[Source code of charts]
— Begin —

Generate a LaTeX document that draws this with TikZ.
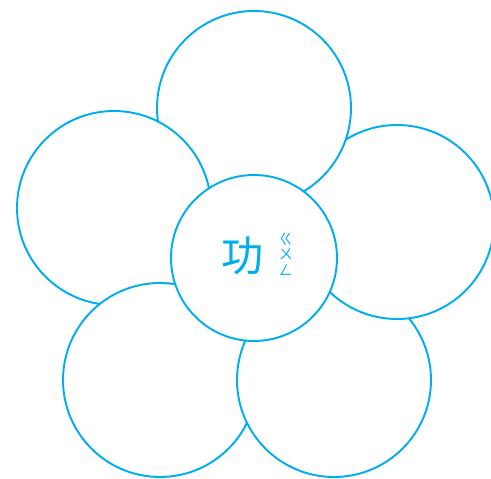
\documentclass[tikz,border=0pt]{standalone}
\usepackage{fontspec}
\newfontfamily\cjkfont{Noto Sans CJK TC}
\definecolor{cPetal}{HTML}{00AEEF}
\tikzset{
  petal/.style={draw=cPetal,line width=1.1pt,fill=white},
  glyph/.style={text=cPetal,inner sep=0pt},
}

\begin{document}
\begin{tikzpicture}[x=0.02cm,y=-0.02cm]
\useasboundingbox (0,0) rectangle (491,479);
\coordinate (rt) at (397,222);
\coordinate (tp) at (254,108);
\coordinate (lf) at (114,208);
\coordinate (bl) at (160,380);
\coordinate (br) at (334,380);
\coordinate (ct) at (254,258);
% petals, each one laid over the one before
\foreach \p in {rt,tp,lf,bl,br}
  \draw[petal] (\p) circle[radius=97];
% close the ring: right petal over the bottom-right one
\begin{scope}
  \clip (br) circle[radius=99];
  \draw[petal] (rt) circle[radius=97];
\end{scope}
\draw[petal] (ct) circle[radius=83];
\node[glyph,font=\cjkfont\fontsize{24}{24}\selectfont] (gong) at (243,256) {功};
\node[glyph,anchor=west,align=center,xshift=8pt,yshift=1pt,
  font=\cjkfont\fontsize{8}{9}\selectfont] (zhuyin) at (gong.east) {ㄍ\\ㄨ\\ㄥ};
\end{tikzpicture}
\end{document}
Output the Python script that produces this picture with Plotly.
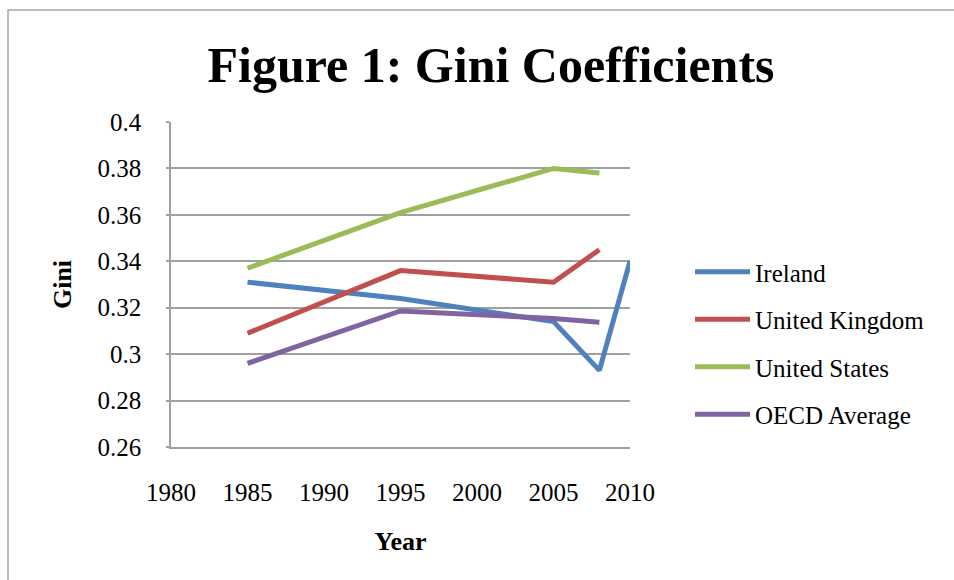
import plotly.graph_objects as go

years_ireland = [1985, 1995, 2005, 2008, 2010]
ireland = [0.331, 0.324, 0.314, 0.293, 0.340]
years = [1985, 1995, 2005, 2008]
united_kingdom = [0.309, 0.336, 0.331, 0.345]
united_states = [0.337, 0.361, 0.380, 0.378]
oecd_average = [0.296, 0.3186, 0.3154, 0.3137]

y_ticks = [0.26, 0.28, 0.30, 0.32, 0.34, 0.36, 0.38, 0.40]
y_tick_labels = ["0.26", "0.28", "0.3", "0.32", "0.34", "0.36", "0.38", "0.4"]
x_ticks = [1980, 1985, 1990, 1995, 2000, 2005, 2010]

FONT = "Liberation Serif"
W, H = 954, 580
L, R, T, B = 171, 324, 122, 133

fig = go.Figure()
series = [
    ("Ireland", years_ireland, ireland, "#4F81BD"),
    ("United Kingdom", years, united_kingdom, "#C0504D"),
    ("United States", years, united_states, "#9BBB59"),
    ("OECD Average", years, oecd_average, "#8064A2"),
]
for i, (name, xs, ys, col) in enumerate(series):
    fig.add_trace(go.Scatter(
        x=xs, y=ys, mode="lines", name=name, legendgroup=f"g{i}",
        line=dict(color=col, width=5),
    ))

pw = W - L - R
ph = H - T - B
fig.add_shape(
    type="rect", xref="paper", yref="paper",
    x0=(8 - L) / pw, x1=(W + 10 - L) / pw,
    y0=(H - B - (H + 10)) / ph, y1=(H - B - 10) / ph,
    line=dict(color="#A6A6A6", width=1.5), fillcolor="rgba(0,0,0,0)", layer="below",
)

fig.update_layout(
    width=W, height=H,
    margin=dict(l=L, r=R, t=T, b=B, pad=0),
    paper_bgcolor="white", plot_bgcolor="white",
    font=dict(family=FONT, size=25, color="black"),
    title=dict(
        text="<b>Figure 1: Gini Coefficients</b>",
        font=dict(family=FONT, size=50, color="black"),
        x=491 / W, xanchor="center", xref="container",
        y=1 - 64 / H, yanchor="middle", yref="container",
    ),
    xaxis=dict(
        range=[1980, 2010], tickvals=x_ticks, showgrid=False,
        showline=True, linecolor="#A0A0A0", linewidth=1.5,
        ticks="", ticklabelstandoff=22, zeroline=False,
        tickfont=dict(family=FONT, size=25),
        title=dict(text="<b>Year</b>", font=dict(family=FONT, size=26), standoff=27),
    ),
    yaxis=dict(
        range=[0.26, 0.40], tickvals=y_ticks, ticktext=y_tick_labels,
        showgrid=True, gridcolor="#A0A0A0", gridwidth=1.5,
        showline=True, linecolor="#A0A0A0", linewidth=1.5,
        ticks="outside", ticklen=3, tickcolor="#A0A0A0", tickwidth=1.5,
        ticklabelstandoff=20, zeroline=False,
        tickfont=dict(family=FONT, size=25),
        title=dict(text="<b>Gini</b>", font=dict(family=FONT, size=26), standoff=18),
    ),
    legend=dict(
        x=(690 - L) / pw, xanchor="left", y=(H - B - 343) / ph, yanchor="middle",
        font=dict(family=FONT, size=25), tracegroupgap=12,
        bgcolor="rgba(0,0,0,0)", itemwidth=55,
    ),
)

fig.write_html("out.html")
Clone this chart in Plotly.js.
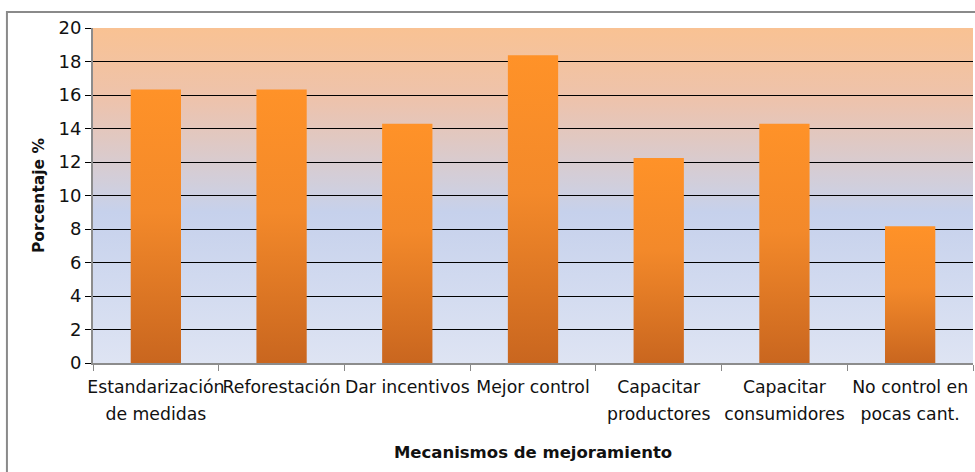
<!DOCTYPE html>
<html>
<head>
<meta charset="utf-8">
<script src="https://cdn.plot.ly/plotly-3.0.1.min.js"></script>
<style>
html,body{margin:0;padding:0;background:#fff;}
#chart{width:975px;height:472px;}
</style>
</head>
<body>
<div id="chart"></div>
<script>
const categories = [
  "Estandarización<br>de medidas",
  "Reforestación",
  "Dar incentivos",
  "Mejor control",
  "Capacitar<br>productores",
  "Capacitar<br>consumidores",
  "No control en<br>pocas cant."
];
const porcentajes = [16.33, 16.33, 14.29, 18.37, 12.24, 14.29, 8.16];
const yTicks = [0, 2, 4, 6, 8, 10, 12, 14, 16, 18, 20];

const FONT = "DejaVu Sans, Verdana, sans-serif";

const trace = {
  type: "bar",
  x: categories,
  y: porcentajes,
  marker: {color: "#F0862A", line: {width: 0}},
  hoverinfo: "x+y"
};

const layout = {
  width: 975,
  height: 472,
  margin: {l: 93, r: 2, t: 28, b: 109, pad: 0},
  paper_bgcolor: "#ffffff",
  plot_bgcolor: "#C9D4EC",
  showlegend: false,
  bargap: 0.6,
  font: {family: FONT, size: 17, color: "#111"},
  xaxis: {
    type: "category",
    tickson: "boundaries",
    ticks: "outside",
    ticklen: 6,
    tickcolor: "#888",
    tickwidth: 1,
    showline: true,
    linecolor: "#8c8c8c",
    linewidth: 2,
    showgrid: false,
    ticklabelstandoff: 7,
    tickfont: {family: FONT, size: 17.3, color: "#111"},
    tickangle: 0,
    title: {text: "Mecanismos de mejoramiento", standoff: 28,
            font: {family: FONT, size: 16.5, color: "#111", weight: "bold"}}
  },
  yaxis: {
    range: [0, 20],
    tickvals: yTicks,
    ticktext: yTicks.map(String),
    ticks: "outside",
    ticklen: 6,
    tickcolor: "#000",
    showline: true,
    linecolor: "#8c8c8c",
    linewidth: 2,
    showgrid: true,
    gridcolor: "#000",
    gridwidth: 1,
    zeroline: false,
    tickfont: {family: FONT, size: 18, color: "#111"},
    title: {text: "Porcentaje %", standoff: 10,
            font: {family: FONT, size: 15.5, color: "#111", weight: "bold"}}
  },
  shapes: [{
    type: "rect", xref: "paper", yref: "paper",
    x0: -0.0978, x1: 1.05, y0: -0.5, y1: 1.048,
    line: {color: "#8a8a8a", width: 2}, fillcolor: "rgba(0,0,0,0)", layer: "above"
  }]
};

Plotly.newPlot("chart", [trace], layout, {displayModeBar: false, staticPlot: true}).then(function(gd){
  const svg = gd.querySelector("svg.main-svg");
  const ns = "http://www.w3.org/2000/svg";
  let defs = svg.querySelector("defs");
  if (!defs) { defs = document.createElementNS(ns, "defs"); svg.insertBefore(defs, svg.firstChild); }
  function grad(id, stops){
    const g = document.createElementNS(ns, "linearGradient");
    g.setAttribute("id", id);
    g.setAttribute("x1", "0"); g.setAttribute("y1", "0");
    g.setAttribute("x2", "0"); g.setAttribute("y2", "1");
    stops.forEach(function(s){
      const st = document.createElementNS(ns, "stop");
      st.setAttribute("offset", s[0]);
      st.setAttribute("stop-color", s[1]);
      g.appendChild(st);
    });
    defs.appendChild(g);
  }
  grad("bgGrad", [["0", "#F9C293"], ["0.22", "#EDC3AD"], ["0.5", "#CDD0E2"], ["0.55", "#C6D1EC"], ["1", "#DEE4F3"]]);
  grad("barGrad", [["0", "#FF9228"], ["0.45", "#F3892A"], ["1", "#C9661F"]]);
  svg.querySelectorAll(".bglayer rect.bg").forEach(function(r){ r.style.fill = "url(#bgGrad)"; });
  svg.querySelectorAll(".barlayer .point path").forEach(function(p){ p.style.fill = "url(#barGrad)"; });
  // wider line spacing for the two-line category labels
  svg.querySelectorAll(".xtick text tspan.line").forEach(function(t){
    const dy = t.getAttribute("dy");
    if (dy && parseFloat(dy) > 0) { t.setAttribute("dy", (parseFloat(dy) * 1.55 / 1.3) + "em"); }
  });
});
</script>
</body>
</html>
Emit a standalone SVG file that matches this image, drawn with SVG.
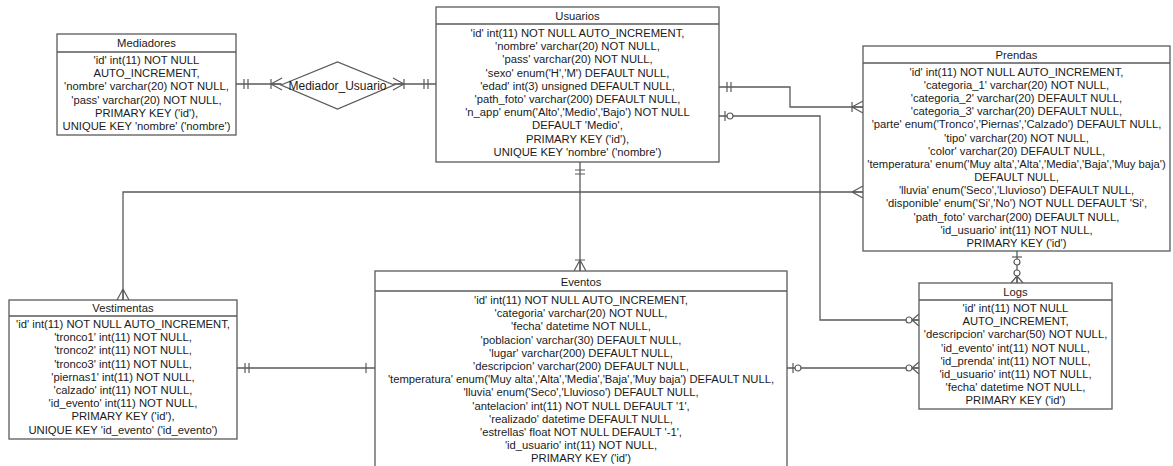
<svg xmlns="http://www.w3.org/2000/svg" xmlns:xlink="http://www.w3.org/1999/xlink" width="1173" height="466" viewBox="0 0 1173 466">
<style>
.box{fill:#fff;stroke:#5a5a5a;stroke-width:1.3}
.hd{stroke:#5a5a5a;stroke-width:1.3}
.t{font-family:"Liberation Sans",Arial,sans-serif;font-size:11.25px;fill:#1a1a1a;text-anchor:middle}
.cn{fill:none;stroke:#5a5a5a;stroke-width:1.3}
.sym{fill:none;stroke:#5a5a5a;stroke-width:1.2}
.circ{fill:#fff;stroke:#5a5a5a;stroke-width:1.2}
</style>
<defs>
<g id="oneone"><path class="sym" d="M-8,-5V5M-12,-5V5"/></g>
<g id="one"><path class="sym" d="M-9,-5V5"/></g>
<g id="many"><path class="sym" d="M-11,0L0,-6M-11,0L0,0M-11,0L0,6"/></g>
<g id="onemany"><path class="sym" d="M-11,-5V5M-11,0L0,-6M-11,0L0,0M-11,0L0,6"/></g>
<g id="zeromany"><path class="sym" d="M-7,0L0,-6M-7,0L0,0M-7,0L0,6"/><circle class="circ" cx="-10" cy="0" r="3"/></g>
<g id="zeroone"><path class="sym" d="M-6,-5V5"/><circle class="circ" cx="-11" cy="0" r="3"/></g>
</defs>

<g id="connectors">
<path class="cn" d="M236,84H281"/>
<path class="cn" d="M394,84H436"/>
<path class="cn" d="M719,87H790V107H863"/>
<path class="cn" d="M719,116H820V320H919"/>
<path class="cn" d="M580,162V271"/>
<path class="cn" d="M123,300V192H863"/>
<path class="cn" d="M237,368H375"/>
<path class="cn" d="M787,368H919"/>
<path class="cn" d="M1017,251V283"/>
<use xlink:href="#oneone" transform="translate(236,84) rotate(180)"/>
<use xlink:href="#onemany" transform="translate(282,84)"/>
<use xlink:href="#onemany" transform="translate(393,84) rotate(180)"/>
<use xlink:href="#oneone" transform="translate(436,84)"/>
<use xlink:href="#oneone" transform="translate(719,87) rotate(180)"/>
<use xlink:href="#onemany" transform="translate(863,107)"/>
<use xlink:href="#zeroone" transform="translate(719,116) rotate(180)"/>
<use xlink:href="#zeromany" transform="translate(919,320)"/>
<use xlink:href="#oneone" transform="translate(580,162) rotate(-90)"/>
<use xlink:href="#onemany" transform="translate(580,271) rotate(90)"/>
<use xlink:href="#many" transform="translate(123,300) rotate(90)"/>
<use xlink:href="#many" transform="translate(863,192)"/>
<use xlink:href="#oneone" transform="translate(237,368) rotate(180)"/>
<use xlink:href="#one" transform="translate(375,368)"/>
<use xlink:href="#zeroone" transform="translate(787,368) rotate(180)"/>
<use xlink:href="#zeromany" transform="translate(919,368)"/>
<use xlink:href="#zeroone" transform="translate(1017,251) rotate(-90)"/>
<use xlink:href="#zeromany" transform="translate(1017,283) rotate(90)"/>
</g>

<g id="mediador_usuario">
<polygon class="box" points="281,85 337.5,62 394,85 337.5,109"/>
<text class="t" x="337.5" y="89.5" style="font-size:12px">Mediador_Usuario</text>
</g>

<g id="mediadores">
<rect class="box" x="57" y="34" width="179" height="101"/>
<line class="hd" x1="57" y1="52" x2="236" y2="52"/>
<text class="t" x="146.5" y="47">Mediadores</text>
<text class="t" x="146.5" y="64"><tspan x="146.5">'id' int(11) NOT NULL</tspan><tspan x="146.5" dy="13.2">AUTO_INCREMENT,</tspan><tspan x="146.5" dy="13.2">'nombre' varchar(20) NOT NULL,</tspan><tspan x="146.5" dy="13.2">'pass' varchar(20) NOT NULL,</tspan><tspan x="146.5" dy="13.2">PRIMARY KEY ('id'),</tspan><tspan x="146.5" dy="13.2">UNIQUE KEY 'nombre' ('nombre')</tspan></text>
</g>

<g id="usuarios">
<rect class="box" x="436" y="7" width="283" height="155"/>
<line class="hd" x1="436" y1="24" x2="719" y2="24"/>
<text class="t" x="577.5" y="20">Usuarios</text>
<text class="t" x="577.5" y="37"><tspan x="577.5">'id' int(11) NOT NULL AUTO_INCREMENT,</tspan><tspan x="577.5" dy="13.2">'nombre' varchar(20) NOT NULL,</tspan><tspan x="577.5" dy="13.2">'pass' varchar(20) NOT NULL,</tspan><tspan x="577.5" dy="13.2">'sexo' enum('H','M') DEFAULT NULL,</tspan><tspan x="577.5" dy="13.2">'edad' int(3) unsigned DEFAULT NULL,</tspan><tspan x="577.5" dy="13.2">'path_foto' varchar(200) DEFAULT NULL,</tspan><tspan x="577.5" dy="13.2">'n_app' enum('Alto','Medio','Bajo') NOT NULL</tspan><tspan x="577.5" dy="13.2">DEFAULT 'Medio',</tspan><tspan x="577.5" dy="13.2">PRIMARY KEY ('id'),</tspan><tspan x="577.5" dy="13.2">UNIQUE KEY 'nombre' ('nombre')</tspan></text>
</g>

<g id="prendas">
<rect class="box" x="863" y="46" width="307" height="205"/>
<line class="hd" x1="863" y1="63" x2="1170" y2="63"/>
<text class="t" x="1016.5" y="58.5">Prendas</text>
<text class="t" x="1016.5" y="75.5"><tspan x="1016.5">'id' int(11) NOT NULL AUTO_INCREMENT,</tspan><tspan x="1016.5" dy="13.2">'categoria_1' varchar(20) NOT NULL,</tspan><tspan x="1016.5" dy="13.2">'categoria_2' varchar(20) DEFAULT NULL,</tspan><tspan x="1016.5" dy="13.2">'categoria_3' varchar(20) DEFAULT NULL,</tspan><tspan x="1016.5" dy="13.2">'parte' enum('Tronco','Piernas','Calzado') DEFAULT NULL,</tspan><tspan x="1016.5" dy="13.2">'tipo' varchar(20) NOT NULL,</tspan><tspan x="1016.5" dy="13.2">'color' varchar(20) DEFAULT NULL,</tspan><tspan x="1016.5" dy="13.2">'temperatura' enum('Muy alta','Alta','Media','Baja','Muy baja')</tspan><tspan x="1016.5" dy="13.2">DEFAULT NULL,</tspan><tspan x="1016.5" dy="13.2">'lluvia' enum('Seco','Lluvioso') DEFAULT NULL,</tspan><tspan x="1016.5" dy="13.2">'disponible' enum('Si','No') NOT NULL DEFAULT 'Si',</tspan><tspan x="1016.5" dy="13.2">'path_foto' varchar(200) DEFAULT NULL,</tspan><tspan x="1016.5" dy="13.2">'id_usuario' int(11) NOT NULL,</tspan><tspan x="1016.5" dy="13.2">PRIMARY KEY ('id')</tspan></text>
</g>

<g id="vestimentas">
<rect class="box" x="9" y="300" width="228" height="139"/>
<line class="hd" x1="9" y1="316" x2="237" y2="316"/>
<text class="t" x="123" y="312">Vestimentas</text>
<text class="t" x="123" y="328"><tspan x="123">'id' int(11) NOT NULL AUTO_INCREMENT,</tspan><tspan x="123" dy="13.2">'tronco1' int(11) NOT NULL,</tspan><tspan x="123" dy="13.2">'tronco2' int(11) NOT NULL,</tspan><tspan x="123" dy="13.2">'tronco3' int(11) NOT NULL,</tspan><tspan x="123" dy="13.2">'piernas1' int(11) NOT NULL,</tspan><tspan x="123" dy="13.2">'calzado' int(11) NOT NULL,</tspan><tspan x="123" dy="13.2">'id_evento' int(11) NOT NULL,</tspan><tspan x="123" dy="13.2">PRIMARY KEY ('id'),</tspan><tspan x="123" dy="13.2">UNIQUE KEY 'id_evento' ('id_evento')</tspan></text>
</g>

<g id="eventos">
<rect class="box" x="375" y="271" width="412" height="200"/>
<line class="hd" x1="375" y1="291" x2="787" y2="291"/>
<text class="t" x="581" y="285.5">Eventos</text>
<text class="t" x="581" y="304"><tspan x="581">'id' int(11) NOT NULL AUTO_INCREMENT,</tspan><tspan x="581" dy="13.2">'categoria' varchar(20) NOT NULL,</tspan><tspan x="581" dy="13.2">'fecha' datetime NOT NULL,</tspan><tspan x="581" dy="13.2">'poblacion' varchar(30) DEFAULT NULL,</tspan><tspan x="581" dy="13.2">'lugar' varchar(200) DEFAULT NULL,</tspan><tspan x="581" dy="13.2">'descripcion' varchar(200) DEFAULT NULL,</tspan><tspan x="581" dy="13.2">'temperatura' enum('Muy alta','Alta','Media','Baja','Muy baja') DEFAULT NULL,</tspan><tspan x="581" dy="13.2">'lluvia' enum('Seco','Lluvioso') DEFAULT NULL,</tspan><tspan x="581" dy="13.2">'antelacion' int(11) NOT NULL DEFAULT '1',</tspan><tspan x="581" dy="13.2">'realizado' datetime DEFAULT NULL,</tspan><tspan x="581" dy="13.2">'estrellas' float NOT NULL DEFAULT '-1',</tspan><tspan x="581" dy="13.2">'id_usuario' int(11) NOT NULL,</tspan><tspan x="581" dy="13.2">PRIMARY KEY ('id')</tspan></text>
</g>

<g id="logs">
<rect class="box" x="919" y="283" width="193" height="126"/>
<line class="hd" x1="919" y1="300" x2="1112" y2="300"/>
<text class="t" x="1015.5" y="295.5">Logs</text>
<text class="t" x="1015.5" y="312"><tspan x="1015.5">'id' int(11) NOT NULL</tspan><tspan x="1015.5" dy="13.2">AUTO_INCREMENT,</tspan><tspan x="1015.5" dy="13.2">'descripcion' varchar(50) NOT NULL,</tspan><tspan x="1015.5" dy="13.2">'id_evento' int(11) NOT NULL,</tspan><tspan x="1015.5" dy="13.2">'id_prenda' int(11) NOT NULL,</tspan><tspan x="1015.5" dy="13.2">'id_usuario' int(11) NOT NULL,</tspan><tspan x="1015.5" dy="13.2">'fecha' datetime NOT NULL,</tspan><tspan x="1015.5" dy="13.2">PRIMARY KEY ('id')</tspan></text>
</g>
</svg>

— End —

◆ **EXERCISE BRIEF**
In the listing, find every line containing the word "that" and list it.

◆ **EXERCISE SOLUTION**
Generate a LaTeX document that draws this with TikZ.
Output the Python script that produces this picture with Plotly.
Emit a standalone SVG file that matches this image, drawn with SVG.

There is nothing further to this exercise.